By Jack Molitor
The Herald Bulletin
ANDERSON, Ind. —
Anderson University awarded more than 650 doctoral, master’s, bachelor’s and associate degrees Saturday at the university’s 95th commencement.
Faculty lined the entrance to Kardatzke Wellness Center and ushered in the graduates for the event. For the students completing months and years of coursework, the graduation was a relieving award.
Aaron Mays of Gary said he originally chose Anderson because it was relatively close, had a good business program and was priced right for him and his family. Mays now has a master’s degree in business, and plans to look for opportunities out West when his family moves to Tucson, Ariz., in two weeks.
“It feels like a weight has been lifted off my shoulders. Now I get to have my nights back and spend some time with my family,” Mays said. “Feels good.”
University President James L. Edwards gave the welcome and charge to the class to start the ceremony. Edwards commended the class on their achievement and asked them to work hard in an increasingly unforgiving employment atmosphere.
“You gave the effort and paid the price to receive a still rare college degree. You represent some of our best hopes,” Edwards said.

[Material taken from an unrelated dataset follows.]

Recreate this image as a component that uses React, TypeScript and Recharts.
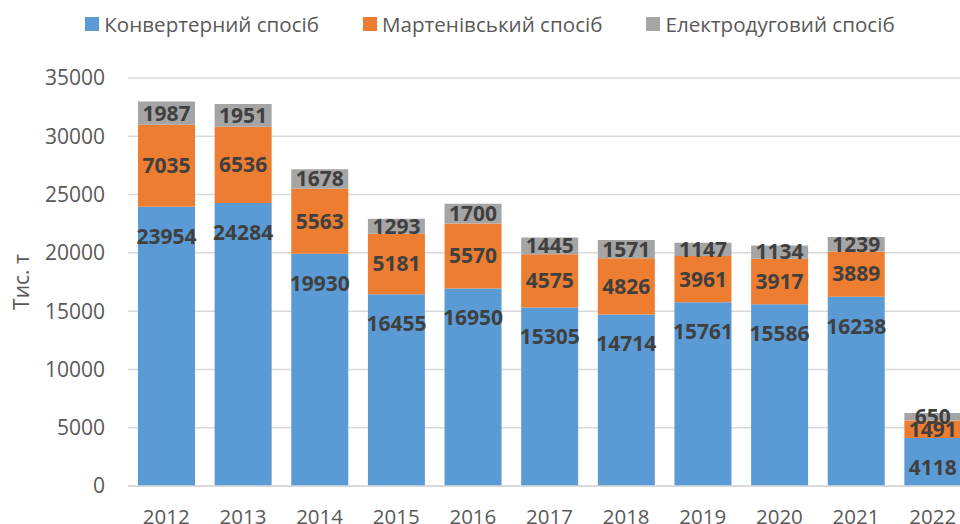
import React from "react";
import {
  BarChart,
  Bar,
  XAxis,
  YAxis,
  CartesianGrid,
  Legend,
  LabelList,
} from "recharts";

const years = ["2012", "2013", "2014", "2015", "2016", "2017", "2018", "2019", "2020", "2021", "2022"];
const converter = [23954, 24284, 19930, 16455, 16950, 15305, 14714, 15761, 15586, 16238, 4118];
const openHearth = [7035, 6536, 5563, 5181, 5570, 4575, 4826, 3961, 3917, 3889, 1491];
const electricArc = [1987, 1951, 1678, 1293, 1700, 1445, 1571, 1147, 1134, 1239, 650];
const yTicks = [0, 5000, 10000, 15000, 20000, 25000, 30000, 35000];

const seriesNames = ["Конвертерний спосіб", "Мартенівський спосіб", "Електродуговий спосіб"];
const COLORS = ["#5B9BD5", "#ED7D31", "#A5A5A5"];

const data = years.map((year, i) => ({
  year,
  converter: converter[i],
  openHearth: openHearth[i],
  electricArc: electricArc[i],
}));

const FONT = "'Open Sans', sans-serif";

const labelStyle = {
  fill: "#404040",
  fontSize: 21,
  fontWeight: 700,
  fontFamily: FONT,
};

const renderLegend = () => (
  <div
    style={{
      display: "flex",
      justifyContent: "center",
      gap: "44px",
      fontFamily: FONT,
      fontSize: "20.6px",
      color: "#595959",
    }}
  >
    {seriesNames.map((name, i) => (
      <div key={name} style={{ display: "flex", alignItems: "center", gap: "5px" }}>
        <span style={{ width: 14, height: 14, background: COLORS[i], display: "inline-block" }} />
        <span>{name}</span>
      </div>
    ))}
  </div>
);

export default function App() {
  return (
    <div
      style={{
        position: "fixed",
        left: 0,
        top: 0,
        width: "960px",
        height: "524px",
        overflow: "hidden",
        background: "#fff",
      }}
    >
      <BarChart
        width={980}
        height={524}
        data={data}
        margin={{ top: 78, right: 9, bottom: 8, left: 0 }}
        barSize={57}
      >
        <CartesianGrid vertical={false} stroke="#D9D9D9" strokeWidth={1.5} />
        <XAxis
          dataKey="year"
          axisLine={{ stroke: "#D9D9D9", strokeWidth: 1.5 }}
          tickLine={false}
          tickMargin={17}
          height={30}
          tick={{ fill: "#595959", fontSize: 20.5, fontFamily: FONT }}
        />
        <YAxis
          width={128}
          domain={[0, 35000]}
          ticks={yTicks}
          axisLine={false}
          tickLine={false}
          tickMargin={17}
          tick={{ fill: "#595959", fontSize: 21, fontFamily: FONT }}
          label={{
            value: "Тис. т",
            angle: -90,
            position: "insideLeft",
            offset: 22,
            style: { textAnchor: "middle", fill: "#595959", fontSize: 21, fontFamily: FONT },
          }}
        />
        <Legend
          verticalAlign="middle"
          layout="horizontal"
          content={renderLegend}
          wrapperStyle={{ top: 10, left: 0, width: 980 }}
        />
        <Bar dataKey="converter" name={seriesNames[0]} stackId="a" fill={COLORS[0]} isAnimationActive={false}>
          <LabelList dataKey="converter" position="insideTop" offset={22} style={labelStyle} />
        </Bar>
        <Bar dataKey="openHearth" name={seriesNames[1]} stackId="a" fill={COLORS[1]} isAnimationActive={false}>
          <LabelList dataKey="openHearth" position="center" style={labelStyle} />
        </Bar>
        <Bar dataKey="electricArc" name={seriesNames[2]} stackId="a" fill={COLORS[2]} isAnimationActive={false}>
          <LabelList dataKey="electricArc" position="center" style={labelStyle} />
        </Bar>
      </BarChart>
    </div>
  );
}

The school also awarded two honorary degrees to Dr. Robert W. McCurdy and television reporter Andrea Morehead Allen. Allen also gave the commencement speech.

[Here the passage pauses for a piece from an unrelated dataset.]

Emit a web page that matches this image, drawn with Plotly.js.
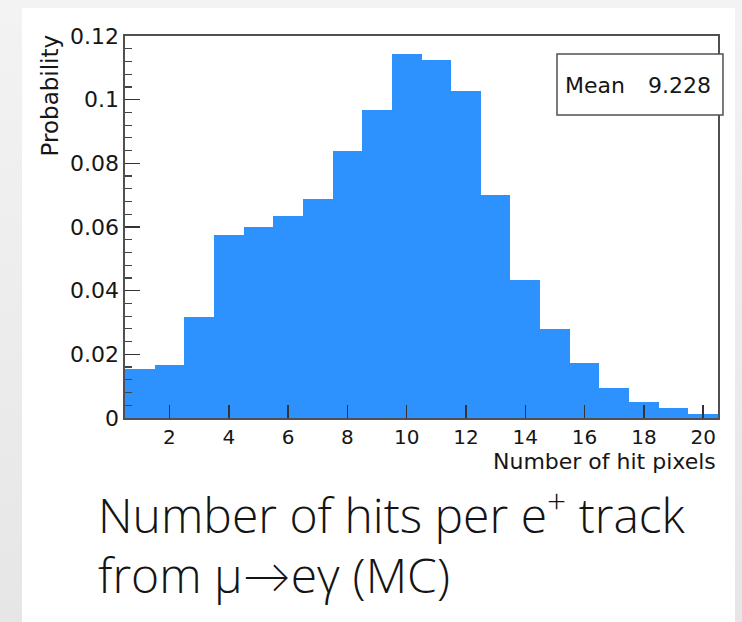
<!DOCTYPE html>
<html>
<head>
<meta charset="utf-8">
<script src="https://cdn.plot.ly/plotly-3.0.1.min.js"></script>
<style>
  html, body { margin: 0; padding: 0; }
  body {
    width: 742px; height: 622px; position: relative; overflow: hidden;
    background: linear-gradient(#f3f3f3, #e6e6e6);
  }
  #panel { position: absolute; left: 22px; top: 8px; width: 713px; height: 614px; background: #ffffff; }
  #chart { position: absolute; left: 0; top: 0; width: 742px; height: 622px; }
</style>
</head>
<body>
<div id="panel"></div>
<div id="chart"></div>
<script>
// Hit multiplicity per positron track (normalised histogram, one bin per hit count)
const hitCounts = [1, 2, 3, 4, 5, 6, 7, 8, 9, 10, 11, 12, 13, 14, 15, 16, 17, 18, 19, 20];
const probability = [0.0153, 0.0166, 0.0318, 0.0574, 0.0600, 0.0634, 0.0689, 0.0838, 0.0968, 0.1143,
                     0.1125, 0.1026, 0.0699, 0.0433, 0.0281, 0.0173, 0.0095, 0.0051, 0.0030, 0.0013];
const statLabel = 'Mean';
const statValue = '9.228';
const xTitle = 'Number of hit pixels';
const yTitle = 'Probability';
const captionLines = ['Number of hits per e<sup>+</sup> track', 'from \u03bc\u2192e\u03b3 (MC)'];

const rootFamily = 'DejaVu Sans, Liberation Sans, sans-serif';
const textColor = '#161616';
const frameColor = '#505050';
const captionFont = { family: 'Open Sans, Lato, sans-serif', size: 48, weight: 300, color: '#141414' };

const trace = {
  type: 'bar',
  x: hitCounts,
  y: probability,
  width: 1,
  marker: { color: 'rgb(45,146,253)', line: { width: 0 } },
  hoverinfo: 'skip'
};

const layout = {
  width: 742,
  height: 622,
  margin: { l: 125, r: 24, t: 36, b: 204 },
  paper_bgcolor: 'rgba(0,0,0,0)',
  plot_bgcolor: '#ffffff',
  showlegend: false,
  bargap: 0,
  xaxis: {
    range: [0.5, 20.5],
    tickmode: 'linear', tick0: 0, dtick: 2,
    ticks: 'inside', ticklen: 13, tickwidth: 1.5, tickcolor: '#333333',
    showline: true, linecolor: frameColor, linewidth: 1.6, mirror: true,
    showgrid: false, zeroline: false,
    tickfont: { family: rootFamily, size: 20, color: textColor }
  },
  yaxis: {
    range: [0, 0.12],
    tickmode: 'linear', tick0: 0, dtick: 0.02,
    ticks: 'inside', ticklen: 15, tickwidth: 1.5, tickcolor: '#333333',
    minor: { dtick: 0.004, ticks: 'inside', ticklen: 7, tickwidth: 1.2, tickcolor: '#444444', showgrid: false },
    showline: true, linecolor: frameColor, linewidth: 1.6, mirror: true,
    showgrid: false, zeroline: false,
    tickfont: { family: rootFamily, size: 22, color: textColor }
  },
  shapes: [
    // statistics box
    { type: 'rect', xref: 'paper', yref: 'paper', x0: 0.7285, x1: 1.0084, y0: 0.7932, y1: 0.9529,
      line: { color: frameColor, width: 1.5 }, fillcolor: '#ffffff', layer: 'above' }
  ],
  annotations: [
    { text: statLabel, xref: 'paper', yref: 'paper', x: 0.7386, y: 0.8717,
      xanchor: 'left', yanchor: 'middle', showarrow: false,
      font: { family: rootFamily, size: 22, color: textColor } },
    { text: statValue, xref: 'paper', yref: 'paper', x: 0.9916, y: 0.8717,
      xanchor: 'right', yanchor: 'middle', showarrow: false,
      font: { family: rootFamily, size: 22, color: textColor } },
    { text: yTitle, xref: 'paper', yref: 'paper', x: -0.1273, y: 1.008, textangle: -90,
      xanchor: 'center', yanchor: 'top', showarrow: false,
      font: { family: rootFamily, size: 23, color: textColor } },
    { text: xTitle, xref: 'paper', yref: 'paper', x: 1.0, y: -0.0765,
      xanchor: 'right', yanchor: 'top', showarrow: false,
      font: { family: rootFamily, size: 22, color: textColor } },
    { text: captionLines[0], xref: 'paper', yref: 'paper', x: -0.0490, y: -0.3430,
      xanchor: 'left', yanchor: 'bottom', showarrow: false, align: 'left', font: captionFont },
    { text: captionLines[1], xref: 'paper', yref: 'paper', x: -0.0490, y: -0.4990,
      xanchor: 'left', yanchor: 'bottom', showarrow: false, align: 'left', font: captionFont }
  ]
};

Plotly.newPlot('chart', [trace], layout, { staticPlot: true, displayModeBar: false });
</script>
</body>
</html>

“I want to take in this moment, because I never thought it would be part of my future,” Allen said.
Allen, an Emmy Award-winning anchor for WTHR in Indianapolis, was born and raised in Anderson and her father teaches at the university. Anderson University is affiliated with the Church of God denomination of Christianity, and Allen talked about how her faith and convictions have been important to how she approaches life.

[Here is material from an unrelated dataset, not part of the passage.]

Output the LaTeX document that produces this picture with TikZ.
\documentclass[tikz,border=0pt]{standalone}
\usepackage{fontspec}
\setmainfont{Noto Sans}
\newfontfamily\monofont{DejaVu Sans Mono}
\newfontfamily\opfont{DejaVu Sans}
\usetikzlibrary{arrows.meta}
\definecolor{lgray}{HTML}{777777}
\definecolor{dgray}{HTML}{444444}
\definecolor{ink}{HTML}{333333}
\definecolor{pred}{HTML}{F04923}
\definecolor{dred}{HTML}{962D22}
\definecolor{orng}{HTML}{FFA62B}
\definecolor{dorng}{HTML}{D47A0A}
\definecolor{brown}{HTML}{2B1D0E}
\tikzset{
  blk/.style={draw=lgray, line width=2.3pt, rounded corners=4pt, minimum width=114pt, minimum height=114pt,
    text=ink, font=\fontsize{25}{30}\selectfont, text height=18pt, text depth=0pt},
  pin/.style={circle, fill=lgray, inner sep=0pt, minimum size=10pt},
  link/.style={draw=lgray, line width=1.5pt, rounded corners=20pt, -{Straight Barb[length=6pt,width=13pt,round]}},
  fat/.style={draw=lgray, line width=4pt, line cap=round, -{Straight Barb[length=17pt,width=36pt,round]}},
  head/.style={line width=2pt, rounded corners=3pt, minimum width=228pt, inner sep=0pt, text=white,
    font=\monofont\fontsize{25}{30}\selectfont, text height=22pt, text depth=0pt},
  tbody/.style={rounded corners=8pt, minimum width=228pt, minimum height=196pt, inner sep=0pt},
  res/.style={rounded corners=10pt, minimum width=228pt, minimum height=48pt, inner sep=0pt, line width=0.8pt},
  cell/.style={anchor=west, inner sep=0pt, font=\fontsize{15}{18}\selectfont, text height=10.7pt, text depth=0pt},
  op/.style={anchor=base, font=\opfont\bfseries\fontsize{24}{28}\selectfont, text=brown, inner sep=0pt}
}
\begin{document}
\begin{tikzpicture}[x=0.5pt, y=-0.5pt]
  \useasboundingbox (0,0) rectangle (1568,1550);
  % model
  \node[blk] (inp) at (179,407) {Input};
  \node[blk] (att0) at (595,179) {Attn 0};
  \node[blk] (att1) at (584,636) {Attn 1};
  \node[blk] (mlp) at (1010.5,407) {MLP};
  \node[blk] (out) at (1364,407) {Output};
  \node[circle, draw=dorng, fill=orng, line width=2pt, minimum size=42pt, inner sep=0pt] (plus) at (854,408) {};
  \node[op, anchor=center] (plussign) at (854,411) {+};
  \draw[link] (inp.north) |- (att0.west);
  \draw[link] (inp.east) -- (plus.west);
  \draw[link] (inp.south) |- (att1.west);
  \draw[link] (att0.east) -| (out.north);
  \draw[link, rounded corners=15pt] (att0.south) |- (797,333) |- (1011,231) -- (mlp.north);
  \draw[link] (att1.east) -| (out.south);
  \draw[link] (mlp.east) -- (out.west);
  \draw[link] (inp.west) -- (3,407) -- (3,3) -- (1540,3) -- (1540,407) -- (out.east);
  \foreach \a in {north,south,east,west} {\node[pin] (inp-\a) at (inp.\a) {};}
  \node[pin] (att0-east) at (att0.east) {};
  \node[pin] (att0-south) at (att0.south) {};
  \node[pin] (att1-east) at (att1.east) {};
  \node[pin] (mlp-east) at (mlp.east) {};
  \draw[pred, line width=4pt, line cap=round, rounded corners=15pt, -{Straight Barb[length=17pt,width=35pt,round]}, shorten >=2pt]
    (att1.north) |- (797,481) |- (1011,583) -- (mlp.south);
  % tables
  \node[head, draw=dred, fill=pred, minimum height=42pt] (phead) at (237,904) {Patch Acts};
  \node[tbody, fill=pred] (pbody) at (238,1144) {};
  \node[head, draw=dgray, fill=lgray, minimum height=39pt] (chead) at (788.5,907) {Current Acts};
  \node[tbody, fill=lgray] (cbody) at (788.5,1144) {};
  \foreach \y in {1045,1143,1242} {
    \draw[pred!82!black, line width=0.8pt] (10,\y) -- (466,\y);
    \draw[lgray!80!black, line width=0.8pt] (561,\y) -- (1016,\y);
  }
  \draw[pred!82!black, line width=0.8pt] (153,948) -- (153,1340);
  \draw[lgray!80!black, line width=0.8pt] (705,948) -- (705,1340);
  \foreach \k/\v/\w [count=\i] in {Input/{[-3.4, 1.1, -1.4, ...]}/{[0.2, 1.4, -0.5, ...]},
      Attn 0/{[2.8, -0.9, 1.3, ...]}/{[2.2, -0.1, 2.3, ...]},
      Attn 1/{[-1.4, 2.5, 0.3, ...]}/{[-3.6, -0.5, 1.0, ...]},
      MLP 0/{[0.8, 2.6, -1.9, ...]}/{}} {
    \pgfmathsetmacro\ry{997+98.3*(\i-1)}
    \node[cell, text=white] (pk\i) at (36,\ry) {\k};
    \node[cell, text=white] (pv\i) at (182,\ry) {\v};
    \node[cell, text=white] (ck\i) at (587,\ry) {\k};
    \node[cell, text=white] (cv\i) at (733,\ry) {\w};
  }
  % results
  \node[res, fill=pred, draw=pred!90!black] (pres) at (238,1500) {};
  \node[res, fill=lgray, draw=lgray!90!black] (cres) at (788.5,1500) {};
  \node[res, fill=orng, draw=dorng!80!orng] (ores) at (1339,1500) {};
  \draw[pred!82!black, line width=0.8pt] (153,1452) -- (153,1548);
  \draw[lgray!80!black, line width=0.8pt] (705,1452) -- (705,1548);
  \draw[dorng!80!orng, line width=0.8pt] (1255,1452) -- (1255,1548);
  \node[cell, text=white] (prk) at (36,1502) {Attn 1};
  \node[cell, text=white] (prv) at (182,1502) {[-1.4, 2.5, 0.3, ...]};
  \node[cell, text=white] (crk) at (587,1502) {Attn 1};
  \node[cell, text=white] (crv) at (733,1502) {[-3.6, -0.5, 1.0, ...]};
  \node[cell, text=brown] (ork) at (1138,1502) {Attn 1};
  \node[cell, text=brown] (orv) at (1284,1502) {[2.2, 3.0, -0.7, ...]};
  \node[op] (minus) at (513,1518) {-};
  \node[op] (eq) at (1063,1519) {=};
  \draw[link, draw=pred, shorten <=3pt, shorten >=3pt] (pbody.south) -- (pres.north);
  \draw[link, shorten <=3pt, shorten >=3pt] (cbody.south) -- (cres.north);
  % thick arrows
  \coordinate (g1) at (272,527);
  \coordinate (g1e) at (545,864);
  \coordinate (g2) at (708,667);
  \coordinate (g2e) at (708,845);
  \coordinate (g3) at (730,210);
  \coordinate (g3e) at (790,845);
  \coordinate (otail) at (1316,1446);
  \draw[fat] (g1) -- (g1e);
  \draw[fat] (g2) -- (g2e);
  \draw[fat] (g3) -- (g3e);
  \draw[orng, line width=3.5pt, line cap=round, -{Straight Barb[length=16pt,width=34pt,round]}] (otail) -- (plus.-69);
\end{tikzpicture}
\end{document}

“A good education doesn’t necessarily lead to intelligence. You need a strong foundation in life,” Allen said.
After receiving their diplomas, the graduates filed out of the center and greeted their families. The next step for many of them is to find a career in their field against a thin market.
Whitney Speicher of Warsaw, who received a master’s in nursing, was already working as a nurse when a professor came to talk about the school’s master’s degree programs. She said she hopes what she learned will help her even more in work.
“I’m really excited,” Speicher said.